Places in Peril 2012: Liberty Warehouse


Liberty Warehouse 1

Why It’s Important:
The Liberty Warehouse is the only surviving loose-leaf tobacco auction house in Durham. Constructed in two sections dating from 1938 and 1948, the massive, timber-framed structure features an expansive open-plan measuring 2.6 acres. It has a brick foundation with a low-pitched, front-gabled roof supported by large timber columns and has numerous skylights partially hidden by a stepped parapet. The auction warehouse filled an important niche in Durham’s tobacco culture; farmers would converge at the auction house, camping out there until their tobacco sold, and patronizing shops, banks, and cafes in the warehouse while they waited. Tobacco auctions ended in the 1980s and the building has been used for any number of purposes since then.
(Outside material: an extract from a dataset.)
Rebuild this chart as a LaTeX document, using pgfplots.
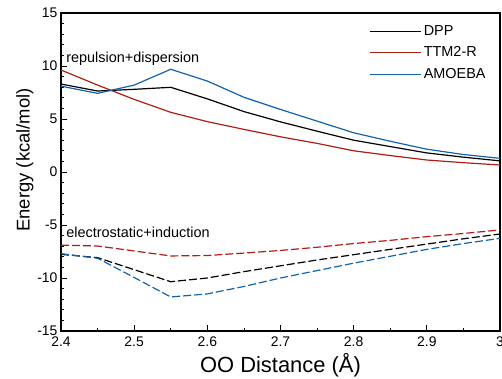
\documentclass[border=0pt]{standalone}
\usepackage{fontspec}
\setmainfont{Liberation Sans}
\usepackage{pgfplots}
\pgfplotsset{compat=1.18}
\definecolor{cred}{RGB}{175,30,20}
\definecolor{cblue}{RGB}{20,100,172}
\begin{document}
\begin{tikzpicture}
\begin{axis}[
  scale only axis,
  width=439bp, height=318bp,
  xmin=2.4, xmax=3.0, ymin=-15, ymax=15,
  xtick={2.4,2.5,2.6,2.7,2.8,2.9,3.0},
  xticklabels={2.4,2.5,2.6,2.7,2.8,2.9,3},
  ytick={-15,-10,-5,0,5,10,15},
  yticklabels={-15,-10,-5,0,5,10,15},
  minor x tick num=1, minor y tick num=4,
  tick align=inside, xtick pos=bottom, ytick pos=left,
  major tick length=6bp, minor tick length=3bp,
  axis line style={line width=1.1bp},
  every tick/.style={line width=0.8bp, black},
  tick label style={font=\fontsize{14}{16}\selectfont},
  xticklabel style={yshift=-2bp},
  /pgf/number format/assume math mode=true,
  xlabel={OO Distance (Å)},
  ylabel={Energy (kcal/mol)},
  xlabel style={font=\fontsize{22}{24}\selectfont},
  ylabel style={font=\fontsize{18.5}{20}\selectfont, at={(ticklabel cs:0.538)}, yshift=-3bp},
  legend style={draw=none, fill=none, at={(rel axis cs:0.703,0.968)}, anchor=north west,
    font=\fontsize{14.5}{16}\selectfont, inner sep=0pt, row sep=6bp},
  legend cell align=left,
  legend image code/.code={\draw[#1, line width=1bp] (0bp,0bp) -- (51bp,0bp);},
  every axis plot/.append style={line width=1.2bp},
]
% solid: repulsion + dispersion
\addplot[black] coordinates {(2.4,8.3) (2.45,7.64) (2.5,7.8) (2.55,7.99) (2.6,6.9) (2.65,5.7) (2.7,4.73) (2.75,3.85) (2.8,3.0) (2.85,2.4) (2.9,1.8) (2.95,1.4) (3.0,1.05)};
\addlegendentry{DPP}
\addplot[cred] coordinates {(2.4,9.62) (2.45,8.2) (2.5,6.85) (2.55,5.63) (2.6,4.75) (2.65,4.02) (2.7,3.32) (2.75,2.7) (2.8,2.0) (2.85,1.55) (2.9,1.13) (2.95,0.88) (3.0,0.66)};
\addlegendentry{TTM2-R}
\addplot[cblue] coordinates {(2.4,8.1) (2.45,7.42) (2.5,8.2) (2.55,9.69) (2.6,8.58) (2.65,7.05) (2.7,5.9) (2.75,4.8) (2.8,3.7) (2.85,2.9) (2.9,2.15) (2.95,1.65) (3.0,1.29)};
\addlegendentry{AMOEBA}
% dashed: electrostatic + induction
\addplot[black, dash pattern=on 8bp off 3bp, forget plot] coordinates {(2.4,-7.77) (2.45,-8.08) (2.55,-10.35) (2.6,-10.0) (2.65,-9.4) (2.7,-8.85) (2.75,-8.3) (2.8,-7.8) (2.85,-7.3) (2.9,-6.8) (2.95,-6.3) (3.0,-5.85)};
\addplot[cred, dash pattern=on 8bp off 3bp, forget plot] coordinates {(2.4,-6.9) (2.45,-6.98) (2.55,-7.92) (2.6,-7.88) (2.65,-7.65) (2.7,-7.4) (2.75,-7.1) (2.8,-6.75) (2.85,-6.45) (2.9,-6.1) (2.95,-5.8) (3.0,-5.47)};
\addplot[cblue, dash pattern=on 8bp off 3bp, forget plot] coordinates {(2.4,-7.7) (2.45,-8.14) (2.5,-9.95) (2.55,-11.79) (2.6,-11.5) (2.65,-10.8) (2.7,-10.0) (2.75,-9.3) (2.8,-8.6) (2.85,-7.95) (2.9,-7.3) (2.95,-6.75) (3.0,-6.26)};
\node[anchor=west, inner sep=0pt, font=\fontsize{14.5}{16}\selectfont] at (axis cs:2.407,10.7) {repulsion+dispersion};
\node[anchor=west, inner sep=0pt, font=\fontsize{14.5}{16}\selectfont] at (axis cs:2.407,-5.66) {electrostatic+induction};
\end{axis}
\pgfresetboundingbox
\path ([xshift=-61bp,yshift=-48bp]current axis.south west) rectangle ([xshift=2bp,yshift=13bp]current axis.north east);
\end{tikzpicture}
\end{document}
Despite having undergone modifications over the years, Liberty Warehouse No. 1 and 2 retained much of its original appearance and integrity when it was listed to the National Register of Historic Places in August 2008 and designated a Durham Historic Landmark in December 2009.

Why it’s in Peril:
In May 2011, a portion of the roof collapsed, resulting in water and structural damage to a significant portion of the building. In February of 2012 the Durham City-County Planning Department determined that the landmark was in a condition of demolition by neglect. In late February 2012, the property owner submitted a scope of work to the City for repairs to the structure and with a proposed timeline of eight months to complete the work. As of April 2012, the roof has not been repaired and leaves the interior open to the elements.

What’s Needed:
The building should be fully stabilized and the necessary repairs made to weatherproof the building as soon as possible to prevent any further deterioration; the City of Durham should continue taking all possible steps to ensure that the necessary repairs are made. The nature of this building type makes determining an appropriate adaptive reuse challenging; however, Preservation Durham has been working with the property owner and with Central Park-area stakeholders to formulate a compatible use that would retain the historic integrity of the structure. Preservation Durham is also working to develop the case for the statewide significance of the structure and will continue to advocate for the building’s expedited repair and historically appropriate rehabilitation.